02Oct
2015
0
little-girl-wearing-glasses

Does Your Child Have a Vision Problem?

Up to one in four school-aged children have vision problems. If left untreated, vision problems can have a significant, negative impact on a child’s ability to learn and function in the classroom. Good vision is also important for many youth-related activities such as team sports. Traditional glasses may hamper their performance, in which case you may choose to turn to an active-friendly option like Dailies Total 1 contact lenses. Daily disposable contacts are useful for sports and activities because you can wear them when you need to and toss them at the end of the day, not having to worry about storing and cleaning them.

Why do vision problems become evident in school-aged children rather than in their younger counterparts? What signs and symptoms may indicate that your child has a vision problem?

Why School-Aged Children?

It has been estimated that nearly 80 percent of all learning a child does is through sight. As children enter the classroom, the dependence of their eyesight increases. Learning to read, write, and complete math problems, all of which require prolonged periods of concentration, place newly introduced responsibilities on a child’s eyesight. As students work on or learn to copy items from the chalkboard, their eyes must constantly refocus as they concentrate on words, numbers, and symbols that are far away from their seat and their paper which is near them. Using computers, tablets, and other electronic devices can place additional strain on their eyes.

Vision problems often emerge in school-aged children simply because the demands placed on their vision are new and more strenuous than those of early childhood.

What Signs Are Evidence of a Vision Problem?

Children may attempt to hide their vision problems. They may want to avoid wearing glasses and feeling socially different than their peers. For an older child who needs vision correction, Dailies Total 1 lenses may be a good option for addressing vision problems without the social repercussions (i.e. teasing or bullying) of glasses.

Keeping in mind that a child may try to hide a vision problem, here are some signs you should look for that may indicate a vision problem:

  • Complaining about not being able to see the board in class.

  • Avoiding tasks that require reading and other close visual work.

  • Avoiding sports and other activities that require distant vision.

  • Experiencing discomfort, fatigue, and/or a short attention span.

  • Losing place while reading or using a fingertip to guide reading.

  • Squinting and tilting his or her head to see something better.

  • Rubbing eyes.

  • Appearing to be overly sensitive to light.
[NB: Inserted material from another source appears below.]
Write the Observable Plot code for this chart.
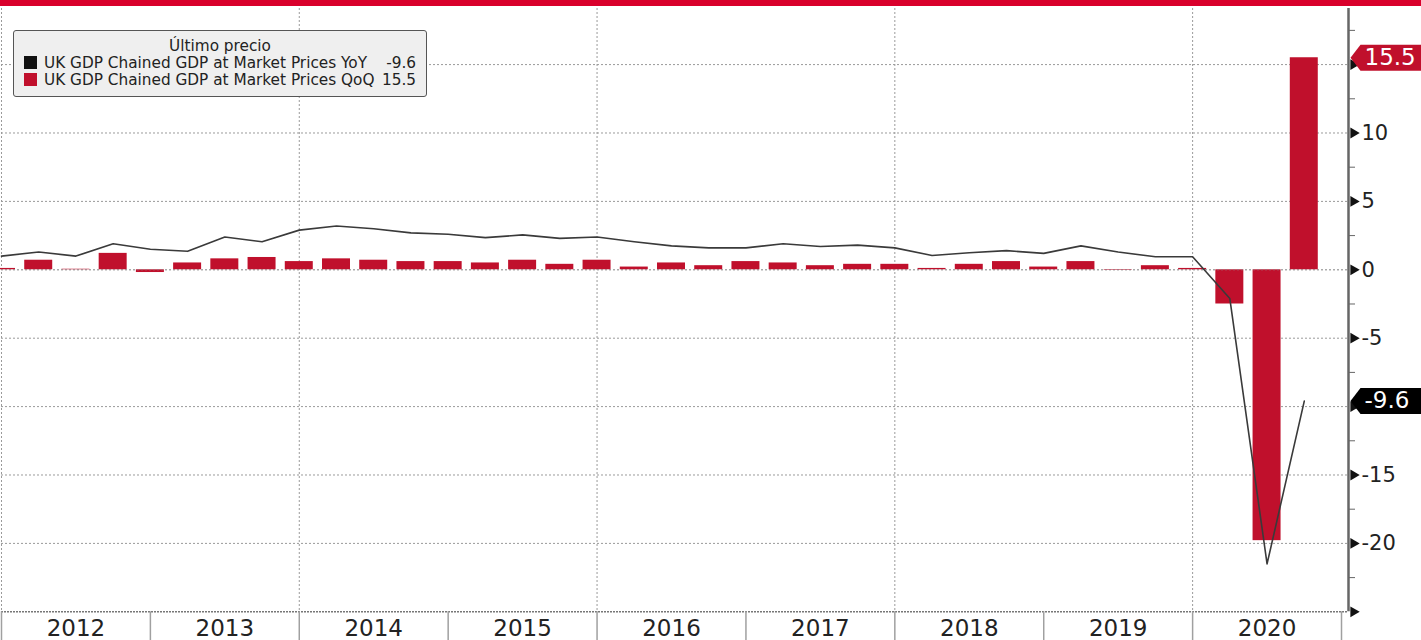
<!DOCTYPE html>
<html><head><meta charset="utf-8">
<script src="https://cdn.jsdelivr.net/npm/d3@7"></script>
<script src="https://cdn.jsdelivr.net/npm/@observablehq/plot@0.6"></script>
<style>
html,body{margin:0;padding:0;background:#fff;overflow:hidden;font-family:"DejaVu Sans",sans-serif}
#band{height:6px;background:#d9002b}
#wrap{position:relative;width:1421px;height:634px}
#legend{position:absolute;left:13px;top:24px;width:414px;height:67px;box-sizing:border-box;border:1.5px solid #555;border-radius:3px;background:#efefef;color:#222;font-size:15.3px}
#legend .title{position:absolute;left:0;right:0;top:7px;text-align:center;line-height:17px}
#legend .row{position:absolute;left:10px;right:10px;height:17px;line-height:17px;white-space:nowrap}
#legend .sw{display:inline-block;width:13px;height:13px;vertical-align:-1px;margin-right:7px}
#legend .val{position:absolute;right:0;top:0}
</style></head><body>
<div id="band"></div>
<div id="wrap"><div id="chart"></div><div id="legend"></div></div>
<script>
const quarters = ["2011Q4",
 "2012Q1","2012Q2","2012Q3","2012Q4",
 "2013Q1","2013Q2","2013Q3","2013Q4",
 "2014Q1","2014Q2","2014Q3","2014Q4",
 "2015Q1","2015Q2","2015Q3","2015Q4",
 "2016Q1","2016Q2","2016Q3","2016Q4",
 "2017Q1","2017Q2","2017Q3","2017Q4",
 "2018Q1","2018Q2","2018Q3","2018Q4",
 "2019Q1","2019Q2","2019Q3","2019Q4",
 "2020Q1","2020Q2","2020Q3"];
const qoq = [0.1,
 0.7, 0.04, 1.2, -0.2,
 0.5, 0.8, 0.9, 0.6,
 0.8, 0.7, 0.6, 0.6,
 0.5, 0.7, 0.4, 0.7,
 0.2, 0.5, 0.3, 0.6,
 0.5, 0.3, 0.4, 0.4,
 0.1, 0.4, 0.6, 0.2,
 0.6, -0.04, 0.3, 0.1,
 -2.5, -19.8, 15.5];
const yoy = [1.0,
 1.3, 1.0, 1.9, 1.5,
 1.35, 2.4, 2.05, 2.9,
 3.2, 3.0, 2.7, 2.6,
 2.35, 2.55, 2.3, 2.4,
 2.05, 1.75, 1.6, 1.6,
 1.9, 1.7, 1.8, 1.6,
 1.05, 1.25, 1.4, 1.2,
 1.75, 1.3, 0.95, 0.95,
 -2.1, -21.5, -9.6];
const yearLabels = ["2012","2013","2014","2015","2016","2017","2018","2019","2020"];
const majorTicks = [-25,-20,-15,-10,-5,0,5,10,15];
const labelledTicks = [-20,-15,-5,0,5,10]; // -10 and 15 sit under the last-value tags
const minorTicks = [-22.5,-17.5,-12.5,-7.5,-2.5,2.5,7.5,12.5,17.5];
const gridValues = [-20,-15,-10,-5,0,5,10,15];
const legendTitle = "Último precio";
const seriesNames = ["UK GDP Chained GDP at Market Prices YoY","UK GDP Chained GDP at Market Prices QoQ"];
const seriesColors = ["#111111","#c0102c"];
const lastValues = [-9.6, 15.5];

// quarter label -> position at quarter end (fractional year)
const qpos = q => +q.slice(0,4) + (+q.slice(5)) / 4;
const data = quarters.map((q,i) => ({t: qpos(q), qoq: qoq[i], yoy: yoy[i]}));
const years = yearLabels.map(Number);
const xMin = years[0], xMax = 2021.047;
const yMin = -25, yMax = 19.1;
const halfBar = 0.094;

const badge = {draw(ctx){ctx.moveTo(2,0);ctx.lineTo(12,-13);ctx.lineTo(80,-13);ctx.lineTo(80,13);ctx.lineTo(12,13);ctx.closePath();}};
const badges = [{v: lastValues[1], c: seriesColors[1], s: "15.5"}, {v: lastValues[0], c: "#000", s: "-9.6"}];

const chart = Plot.plot({
  width: 1421, height: 634,
  marginLeft: 1, marginRight: 73, marginTop: 2, marginBottom: 28.7,
  style: {fontFamily: "DejaVu Sans, sans-serif", background: "transparent", overflow: "visible"},
  x: {domain: [xMin, xMax]},
  y: {domain: [yMin, yMax]},
  marks: [
    Plot.ruleY(gridValues, {stroke: "#9a9a9a", strokeDasharray: "2,2", strokeWidth: 1}),
    Plot.ruleX(years.filter((d,i) => i % 2 === 0), {stroke: "#9a9a9a", strokeDasharray: "2,2", strokeWidth: 1}),
    Plot.rect(data, {x1: d => d.t - halfBar, x2: d => d.t + halfBar, y1: d => 0, y2: "qoq", fill: seriesColors[1]}),
    Plot.ruleY([0], {stroke: "#9a9a9a", strokeDasharray: "2,2", strokeWidth: 1, strokeOpacity: 0.6}),
    Plot.line(data, {x: "t", y: "yoy", stroke: "#3a3a3a", strokeWidth: 1.6}),
    Plot.ruleY([yMin], {stroke: "#777", strokeDasharray: "2,1", strokeWidth: 1.5}),
    Plot.axisX({ticks: [...years, years[years.length-1] + 1], tickSize: 30, tickFormat: () => "", label: null, stroke: "#a0a0a0", strokeWidth: 1.5}),
    Plot.axisX({ticks: years.map(y => y + 0.5), tickSize: 0, tickPadding: 8, label: null, tickFormat: d => yearLabels[years.indexOf(Math.floor(d))], fontSize: 23, color: "#222"}),
    Plot.ruleX([xMax], {y1: yMin, y2: yMax, stroke: "#666", strokeWidth: 2.5}),
    Plot.axisY({anchor: "right", ticks: minorTicks, tickSize: 6, label: null, tickFormat: () => "", stroke: "#666"}),
    Plot.axisY({anchor: "right", ticks: labelledTicks, tickSize: 0, tickPadding: 13, label: null, tickFormat: d => String(d), fontSize: 21, color: "#222"}),
    Plot.dot(majorTicks, {y: d => d, frameAnchor: "right", dx: 5, symbol: "triangle", rotate: 90, r: 4, fill: "#111", stroke: null}),
    Plot.dot(badges, {y: "v", frameAnchor: "right", symbol: badge, fill: "c", stroke: null}),
    Plot.text(badges, {y: "v", text: "s", frameAnchor: "right", dx: 16, textAnchor: "start", fill: "#fff", fontSize: 23})
  ]
});
document.getElementById("chart").appendChild(chart);

const lg = document.getElementById("legend");
let html = `<div class="title">${legendTitle}</div>`;
seriesNames.forEach((n,i) => {
  html += `<div class="row" style="top:${24 + i*17}px"><span class="sw" style="background:${seriesColors[i]}"></span>${n}<span class="val">${lastValues[i]}</span></div>`;
});
lg.innerHTML = html;
</script>
</body></html>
  • Complaining that visual work hurts his or her eyes.

  • Holding a book close to his or her face to see more clearly.

  • Sitting too close to the television.

While a child may try to hide his or her vision problem, these signs are clear evidence that something is wrong with their sight.

What Can You Do As a Parent?

Schedule an appointment with an eye health professional as soon as your child begins to exhibit signs of vision issues. Keep in mind that a school-aged child’s vision can change rapidly. Yearly check-ups are important, but a problem may manifest itself seemingly overnight and will not wait until the next appointment for treatment.

Keep your options open. Even if your child plays sports or has an astigmatism, there are vision-correcting options available, such as Dailies Total 1 that will correct his or her vision without placing an undue burden on their normal daily activities.

Ensure compliance. Whether you choose glasses or contacts to correct your child’s vision, it is important that he or she wear them daily to reap the benefits of the diagnosis. Whether the child has myopia (nearsightedness) or hyperopia (farsightedness), glasses left in the backpack or lenses left in the bathroom at home do no good. Be honest with the doctor about your child’s activities and concerns so that you can choose the vision correction that is right for your child.

Offer reassurance. Your child may feel like the only one who has a vision problem, but you can assure them that having a vision problem is a common occurrence.